I created a symbol depicting the circle and its principles:
Seven people, each having a different color, where every color stands for a different assignment or ability, creating a unit to achieve a higher goal (like parenting, for instance). The number seven is also important to me.
The culture I remember had no school as an institution, and even no government like here on Earth. It was a more decentralized approach, connecting the different circles when necessary, building greater circles from the smaller ones. There was no democracy, meaning no elections of leaders. A circle speaks with one voice. When I bigger goal wanted to be achieved, the smaller circles connect to each other. No one was forced to participate or pay if he didn't want to be part of a circle. I think that's why I became an anarchist here on Earth – because that's the closest to what I remember emotionally.
If you now ask what's the negative downside of that culture: Well, I think they were not very good at self-defense, or they underestimated the dangers. I feel like they suffered a lot after they run across the wrong people, like a nerd that runs into a bully. Emotionally, I mean as I feel it now, the enemy looks like a grey being, like the ones that work for the reptilians, and I feel revulsion and hatred for them. Interestingly, I don't feel the same about the reptilians as depicted by Farsight.

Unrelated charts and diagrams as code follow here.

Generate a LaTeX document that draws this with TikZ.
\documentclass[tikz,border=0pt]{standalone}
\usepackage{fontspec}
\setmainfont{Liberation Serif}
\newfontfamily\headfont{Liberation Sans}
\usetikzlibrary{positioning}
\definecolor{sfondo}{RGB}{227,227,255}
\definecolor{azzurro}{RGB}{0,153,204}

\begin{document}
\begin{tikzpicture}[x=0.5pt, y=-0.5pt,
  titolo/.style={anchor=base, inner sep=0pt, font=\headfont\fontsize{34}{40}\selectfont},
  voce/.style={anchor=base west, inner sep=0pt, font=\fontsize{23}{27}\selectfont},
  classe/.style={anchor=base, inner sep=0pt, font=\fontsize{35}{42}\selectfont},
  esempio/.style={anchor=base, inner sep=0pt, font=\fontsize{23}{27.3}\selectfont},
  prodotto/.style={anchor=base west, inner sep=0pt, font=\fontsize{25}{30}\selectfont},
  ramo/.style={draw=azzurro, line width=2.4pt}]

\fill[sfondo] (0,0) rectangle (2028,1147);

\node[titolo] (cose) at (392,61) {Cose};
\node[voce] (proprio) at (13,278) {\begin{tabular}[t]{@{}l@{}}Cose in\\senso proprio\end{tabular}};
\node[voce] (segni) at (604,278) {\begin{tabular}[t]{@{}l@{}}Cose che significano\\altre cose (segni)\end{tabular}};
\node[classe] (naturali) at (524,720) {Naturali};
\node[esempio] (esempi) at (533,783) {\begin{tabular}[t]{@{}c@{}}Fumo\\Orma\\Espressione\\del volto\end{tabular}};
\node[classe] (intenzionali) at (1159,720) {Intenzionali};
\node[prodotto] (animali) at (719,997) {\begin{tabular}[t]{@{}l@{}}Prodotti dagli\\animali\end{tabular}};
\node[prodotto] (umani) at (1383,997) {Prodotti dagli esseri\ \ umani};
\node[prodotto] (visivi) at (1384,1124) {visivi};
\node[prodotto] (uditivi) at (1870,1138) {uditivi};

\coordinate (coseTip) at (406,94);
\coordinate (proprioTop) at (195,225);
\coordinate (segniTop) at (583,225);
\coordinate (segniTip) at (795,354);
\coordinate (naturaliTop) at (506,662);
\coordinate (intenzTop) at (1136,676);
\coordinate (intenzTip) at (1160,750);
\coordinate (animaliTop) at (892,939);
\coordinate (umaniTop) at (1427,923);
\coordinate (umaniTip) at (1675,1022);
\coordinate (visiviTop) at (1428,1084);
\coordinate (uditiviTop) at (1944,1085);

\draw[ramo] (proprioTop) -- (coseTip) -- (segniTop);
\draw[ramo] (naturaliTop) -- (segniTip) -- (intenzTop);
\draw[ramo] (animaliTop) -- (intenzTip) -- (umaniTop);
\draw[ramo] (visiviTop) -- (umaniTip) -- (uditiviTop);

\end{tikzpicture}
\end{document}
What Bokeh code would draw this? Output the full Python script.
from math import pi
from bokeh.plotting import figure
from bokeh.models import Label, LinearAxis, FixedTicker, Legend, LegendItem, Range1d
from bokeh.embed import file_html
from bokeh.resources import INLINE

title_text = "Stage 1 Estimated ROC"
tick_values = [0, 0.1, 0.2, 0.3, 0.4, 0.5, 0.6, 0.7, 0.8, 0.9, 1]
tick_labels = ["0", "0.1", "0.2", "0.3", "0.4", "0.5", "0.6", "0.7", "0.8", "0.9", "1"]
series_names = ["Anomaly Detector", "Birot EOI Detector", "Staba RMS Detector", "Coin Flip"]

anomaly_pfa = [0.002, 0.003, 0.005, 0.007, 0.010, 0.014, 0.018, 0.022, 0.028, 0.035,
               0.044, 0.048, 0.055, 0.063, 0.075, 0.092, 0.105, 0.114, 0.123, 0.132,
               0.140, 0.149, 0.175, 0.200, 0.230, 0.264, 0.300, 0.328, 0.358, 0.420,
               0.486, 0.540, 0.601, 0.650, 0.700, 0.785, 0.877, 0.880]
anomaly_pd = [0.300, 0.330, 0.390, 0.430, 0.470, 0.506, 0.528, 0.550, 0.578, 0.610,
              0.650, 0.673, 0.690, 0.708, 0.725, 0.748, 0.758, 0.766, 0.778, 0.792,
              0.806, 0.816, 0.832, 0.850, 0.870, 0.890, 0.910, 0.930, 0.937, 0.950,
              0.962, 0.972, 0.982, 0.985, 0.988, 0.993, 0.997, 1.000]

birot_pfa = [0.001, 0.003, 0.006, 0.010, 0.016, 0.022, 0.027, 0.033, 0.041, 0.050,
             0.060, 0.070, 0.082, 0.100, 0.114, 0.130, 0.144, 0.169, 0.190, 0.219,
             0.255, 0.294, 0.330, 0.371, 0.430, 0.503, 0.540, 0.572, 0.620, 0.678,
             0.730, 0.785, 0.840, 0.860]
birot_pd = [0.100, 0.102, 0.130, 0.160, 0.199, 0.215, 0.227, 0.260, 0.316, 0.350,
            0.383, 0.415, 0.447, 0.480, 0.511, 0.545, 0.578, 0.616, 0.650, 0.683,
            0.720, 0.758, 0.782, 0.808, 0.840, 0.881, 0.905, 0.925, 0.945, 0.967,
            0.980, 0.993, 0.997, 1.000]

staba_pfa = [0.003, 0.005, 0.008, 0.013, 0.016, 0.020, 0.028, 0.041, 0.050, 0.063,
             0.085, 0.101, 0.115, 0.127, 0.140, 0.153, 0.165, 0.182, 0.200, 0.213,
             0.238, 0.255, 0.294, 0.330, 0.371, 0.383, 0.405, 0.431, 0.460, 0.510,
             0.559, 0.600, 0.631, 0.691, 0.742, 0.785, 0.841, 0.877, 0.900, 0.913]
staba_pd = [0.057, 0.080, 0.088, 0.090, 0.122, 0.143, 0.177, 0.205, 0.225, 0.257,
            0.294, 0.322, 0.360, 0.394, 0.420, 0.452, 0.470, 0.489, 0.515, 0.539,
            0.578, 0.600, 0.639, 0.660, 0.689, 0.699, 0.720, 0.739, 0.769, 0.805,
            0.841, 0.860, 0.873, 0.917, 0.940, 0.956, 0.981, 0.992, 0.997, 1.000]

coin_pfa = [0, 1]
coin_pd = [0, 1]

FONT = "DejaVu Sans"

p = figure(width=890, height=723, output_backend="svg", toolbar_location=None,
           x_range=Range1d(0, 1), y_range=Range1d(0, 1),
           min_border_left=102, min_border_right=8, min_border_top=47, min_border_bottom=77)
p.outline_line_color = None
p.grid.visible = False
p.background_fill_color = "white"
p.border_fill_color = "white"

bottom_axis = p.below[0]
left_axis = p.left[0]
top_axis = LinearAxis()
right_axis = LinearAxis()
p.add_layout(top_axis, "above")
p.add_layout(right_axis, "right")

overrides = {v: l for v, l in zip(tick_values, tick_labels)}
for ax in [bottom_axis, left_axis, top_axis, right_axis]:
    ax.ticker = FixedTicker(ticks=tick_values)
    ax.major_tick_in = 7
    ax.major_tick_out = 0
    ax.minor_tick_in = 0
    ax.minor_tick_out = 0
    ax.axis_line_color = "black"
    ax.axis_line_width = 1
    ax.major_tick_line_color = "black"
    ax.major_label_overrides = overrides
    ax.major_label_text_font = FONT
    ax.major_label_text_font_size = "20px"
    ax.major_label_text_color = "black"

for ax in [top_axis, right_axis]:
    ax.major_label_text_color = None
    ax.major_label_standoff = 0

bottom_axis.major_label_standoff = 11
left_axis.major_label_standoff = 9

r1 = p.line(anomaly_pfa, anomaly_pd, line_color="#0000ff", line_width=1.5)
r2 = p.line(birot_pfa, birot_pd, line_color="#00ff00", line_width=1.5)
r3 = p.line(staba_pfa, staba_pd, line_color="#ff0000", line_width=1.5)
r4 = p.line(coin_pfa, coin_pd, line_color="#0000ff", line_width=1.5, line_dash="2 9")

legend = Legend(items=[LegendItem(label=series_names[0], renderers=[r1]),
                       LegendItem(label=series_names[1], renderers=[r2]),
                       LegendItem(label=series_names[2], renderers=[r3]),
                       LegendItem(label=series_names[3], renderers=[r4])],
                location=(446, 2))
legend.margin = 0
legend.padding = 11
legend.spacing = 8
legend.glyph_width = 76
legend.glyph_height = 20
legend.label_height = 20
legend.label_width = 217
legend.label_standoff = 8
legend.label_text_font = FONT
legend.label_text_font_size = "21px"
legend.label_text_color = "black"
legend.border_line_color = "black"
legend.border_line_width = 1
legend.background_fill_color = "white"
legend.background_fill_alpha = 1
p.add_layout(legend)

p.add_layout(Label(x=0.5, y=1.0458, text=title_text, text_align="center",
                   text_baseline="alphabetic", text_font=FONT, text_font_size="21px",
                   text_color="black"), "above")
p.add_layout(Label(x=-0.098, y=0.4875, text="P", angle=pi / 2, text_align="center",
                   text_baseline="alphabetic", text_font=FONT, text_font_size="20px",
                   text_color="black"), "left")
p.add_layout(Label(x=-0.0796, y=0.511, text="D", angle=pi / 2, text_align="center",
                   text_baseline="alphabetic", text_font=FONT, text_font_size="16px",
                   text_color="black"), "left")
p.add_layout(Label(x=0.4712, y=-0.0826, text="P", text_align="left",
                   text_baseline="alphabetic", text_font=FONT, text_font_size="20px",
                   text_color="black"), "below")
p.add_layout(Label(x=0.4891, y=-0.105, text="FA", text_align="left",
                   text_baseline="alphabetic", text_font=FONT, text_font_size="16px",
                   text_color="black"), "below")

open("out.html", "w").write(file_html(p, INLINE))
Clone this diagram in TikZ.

Oh, and one thing is also very interesting: I think there was telepathy, and I somehow miss it because the confusion attached to the language that is used here can be very frustrating. I like to have clear and logical definitions. But at the same time, I don't want to connect telepathically to the people here on Earth, like someone who doesn't want to jump into muddy waters. I want to be left alone, at least telepathically. It's like I have zero trust because I'm in enemy territory.
On the other hand, there's a strong push towards truth and disclosure. That's why I'm here, providing theories and questions like my people would do it in order to get to the truth.